Matt Parise, a.k.a. @sucittaM, is a popular figure on Twitter, regularly entertaining around 35,000 followers with his jokes. But in early February, he shared a very serious note explaining what happened to his wife:

“On Wednesday, January 30th, my wife Danielle suffered a cerebral arteriovenous malformation (AVM) rupture. She was immediately taken to the University of Iowa Hospitals where she underwent neurosurgery to relieve pressure on her brain. In second surgery, the artery that fed blood to the AVM was successfully stopped and Danielle has since minimally responded to commands to move her feet and hands and eyes. It will be a lengthy recovery process, but we are very optimistic that Danielle’s condition will continue to improve. We will update as we can, and appreciate everyone’s love, prayers, and support.”

Doctors said Danielle, who was just a couple of weeks from finishing nursing school, is doing better than expected. While she isn't speaking, Matt told the Chicago Tribune he thinks she's aware of what's going on.

With friends and family pledging their support, Matt, a graphic designer, set up a donation page to help cover care costs. It wasn't just those who're related to the family who helped though—the Twitter community has also rallied behind the couple.

Followers began donating money, and others set up an auction site on Tumblr. Some of Matt's famous followers chipped in.

Blink 182's Mark Hoppus offered a bass guitar signed by the band, and it sold for over $10,000. Modern Family executive producer Danny Zuker donated a cast-signed script. Writer Caprice Crane is giving one bidder the chance to name a character in her next book.

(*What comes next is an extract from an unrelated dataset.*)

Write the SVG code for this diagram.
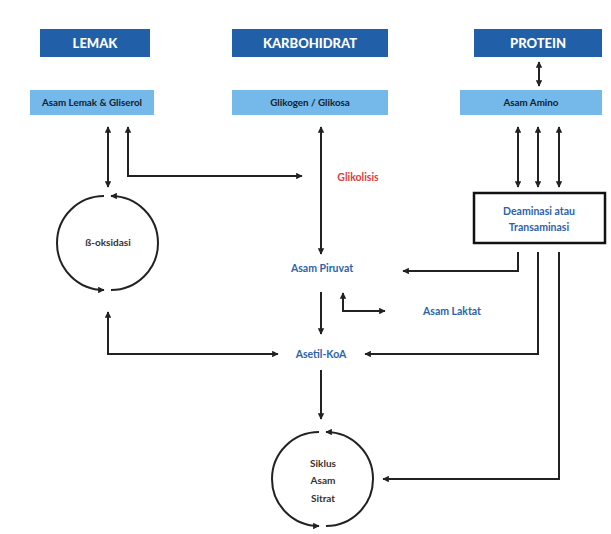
<svg xmlns="http://www.w3.org/2000/svg" width="611" height="534" viewBox="0 0 611 534">
  <defs>
    <marker id="ah" viewBox="0 0 10 10" refX="9" refY="5" markerWidth="6.5" markerHeight="6.5" markerUnits="userSpaceOnUse" orient="auto-start-reverse">
      <path d="M0,0 L10,5 L0,10 z" fill="#222"/>
    </marker>
  </defs>
  <style>
    .hdr { fill: #2160A8; }
    .sub { fill: #74B9EA; }
    .ht { font-family: Lato, "Liberation Sans", sans-serif; font-weight: 900; font-size: 13px; fill: #ffffff; text-anchor: middle; }
    .st { font-family: Lato, "Liberation Sans", sans-serif; font-weight: bold; font-size: 9.8px; fill: #15202c; text-anchor: middle; }
    .bt { font-family: Lato, "Liberation Sans", sans-serif; font-weight: bold; font-size: 10.5px; fill: #2E62A8; text-anchor: middle; }
    .gt { font-family: Lato, "Liberation Sans", sans-serif; font-weight: bold; font-size: 10px; fill: #333; text-anchor: middle; }
    .rt { font-family: Lato, "Liberation Sans", sans-serif; font-weight: bold; font-size: 10.5px; fill: #E04040; text-anchor: middle; }
    .ln { fill: none; stroke: #222; stroke-width: 2; }
    .a1 { marker-end: url(#ah); }
    .a2 { marker-start: url(#ah); marker-end: url(#ah); }
  </style>
  <rect width="611" height="534" fill="#ffffff"/>

  <g id="lemak"><rect class="hdr" x="40" y="29" width="110" height="28"/><text class="ht" x="95" y="48">LEMAK</text></g>
  <g id="karbohidrat"><rect class="hdr" x="232" y="29" width="156" height="28"/><text class="ht" x="310" y="48">KARBOHIDRAT</text></g>
  <g id="protein"><rect class="hdr" x="474" y="29" width="128" height="28"/><text class="ht" x="538" y="48">PROTEIN</text></g>

  <g id="asam-lemak"><rect class="sub" x="30" y="90" width="124" height="25"/><text class="st" x="92" y="106">Asam Lemak &amp; Gliserol</text></g>
  <g id="glikogen"><rect class="sub" x="232" y="90" width="156" height="25"/><text class="st" x="310" y="106">Glikogen / Glikosa</text></g>
  <g id="asam-amino"><rect class="sub" x="460" y="90" width="142" height="25"/><text class="st" x="531" y="106">Asam Amino</text></g>

  <g id="beta-oksidasi">
    <path class="ln" d="M104,196 A47,47 0 0 0 104,290" marker-end="url(#ah)"/>
    <path class="ln" d="M111,290 A47,47 0 0 0 111,196" marker-end="url(#ah)"/>
    <text class="gt" x="108" y="246">ß-oksidasi</text>
  </g>

  <g id="glikolisis"><text class="rt" x="358" y="181">Glikolisis</text></g>

  <g id="deaminasi">
    <rect x="474" y="193" width="131" height="50" fill="#fff" stroke="#111" stroke-width="2.5"/>
    <text class="bt" x="539" y="215">Deaminasi atau</text>
    <text class="bt" x="539" y="231">Transaminasi</text>
  </g>

  <g id="asam-piruvat"><text class="bt" x="322" y="272">Asam Piruvat</text></g>
  <g id="asam-laktat"><text class="bt" x="452" y="315">Asam Laktat</text></g>
  <g id="asetil-koa"><text class="bt" x="321" y="358">Asetil-KoA</text></g>

  <g id="siklus">
    <path class="ln" d="M319,432 A47,47 0 0 0 319,526" marker-end="url(#ah)"/>
    <path class="ln" d="M326,526 A47,47 0 0 0 326,432" marker-end="url(#ah)"/>
    <text class="gt" x="323" y="467">Siklus</text>
    <text class="gt" x="323" y="484">Asam</text>
    <text class="gt" x="323" y="502">Sitrat</text>
  </g>

  <g id="connectors">
    <line class="ln a2" x1="539" y1="62" x2="539" y2="86"/>
    <line class="ln a2" x1="108" y1="127" x2="108" y2="187"/>
    <polyline class="ln a2" points="128,127 128,176 302,176"/>
    <line class="ln a2" x1="321" y1="127" x2="321" y2="254"/>
    <line class="ln a2" x1="518" y1="127" x2="518" y2="187"/>
    <line class="ln a2" x1="538" y1="127" x2="538" y2="187"/>
    <line class="ln a2" x1="559" y1="127" x2="559" y2="187"/>
    <polyline class="ln a1" points="518,252 518,271 403,271"/>
    <line class="ln a1" x1="321" y1="292" x2="321" y2="334"/>
    <polyline class="ln a2" points="343,293 343,311 385,311"/>
    <polyline class="ln a2" points="108,312 108,354 278,354"/>
    <polyline class="ln a1" points="538,252 538,354 365,354"/>
    <line class="ln a1" x1="321" y1="370" x2="321" y2="419"/>
    <polyline class="ln a1" points="559,252 559,479 383,479"/>
  </g>
</svg>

Eli Yudin and Carey O’Donnell, the guys behindprominent Twitter parody @NotTildaSwinton, offered a signed copy of their book. Comic Jenny Johnson donated the Madonna T-shirt seen in her avatar.

"People just started saying, 'I can get you this if it helps, I can do this for you,'" Matt told the Tribune. "It has been unreal."

Danielle, 29, is at a brain injury rehab facility in Ankeny, Iowa, and Matt's with her every day. Doctors believe "she'll do well" because of her age, though it'll take some time.

Matt will surely be by her side the whole way, with the support of thousands of friends brought together through laughter.